SIP Returns: Market-linked growth with higher return potential
A SIP allows investors to contribute a fixed amount regularly into mutual funds, benefiting from rupee cost averaging and the power of compounding. However, returns are market-linked, making SIPs more suitable for investors with a higher risk appetite.
SIP Returns (with 12% annual interest rate):
- Monthly investment: Rs 10,420
- Total investment (15 years): Rs 18,75,600
- Estimated returns: Rs 30,83,605
- Total value: Rs 49,59,205
While SIPs have the potential to generate significant wealth, they are subject to market volatility, requiring a long-term approach and patience.

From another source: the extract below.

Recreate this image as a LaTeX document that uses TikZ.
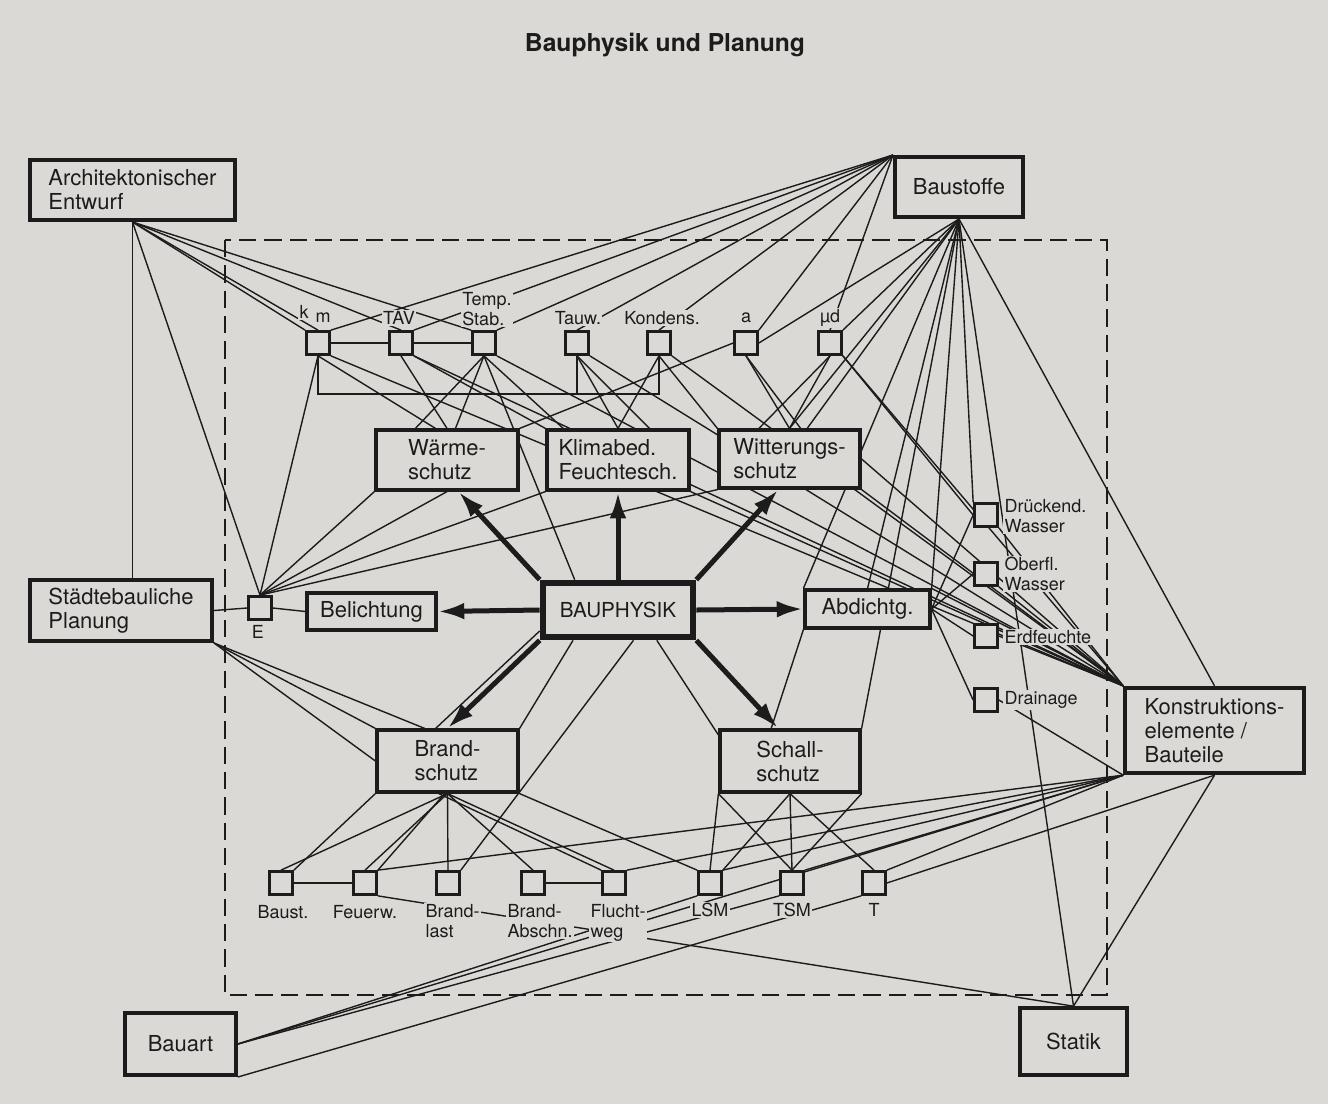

PPF Returns: Secure, fixed returns with tax benefits
PPF, a government-backed savings scheme, offers stable returns with complete tax exemptions. It is ideal for risk-averse investors looking for security and guaranteed growth.
Key Features of PPF:
- Interest Rate: 7.1% per annum (compounded annually)
- Tenure: 15 years, extendable in 5-year blocks
- Investment Limit: Rs 500 to Rs 1.5 lakh annually
- Tax Benefits: Contributions, interest, and maturity proceeds are tax-exempt under Section 80C
PPF Returns (with 7.1% annual interest rate):
- Annual Investment: Rs 1,25,000
- Total Investment (15 years): Rs 18,75,000
- Estimated Returns: Rs 15,15,174
- Total Value: Rs 33,90,174
PPF ensures risk-free returns but has a lower wealth creation potential compared to equity-based investments like SIPs.
SIP vs PPF: Which One to Choose?
- SIP Advantage: Higher return potential, suitable for investors comfortable with market risks.
- PPF Advantage: Guaranteed returns with tax benefits, ideal for conservative investors seeking stability.
For money building, SIPs offer better returns over the long run despite market fluctuations. However, for those focusing security and tax benefits, PPF remains a trusted choice.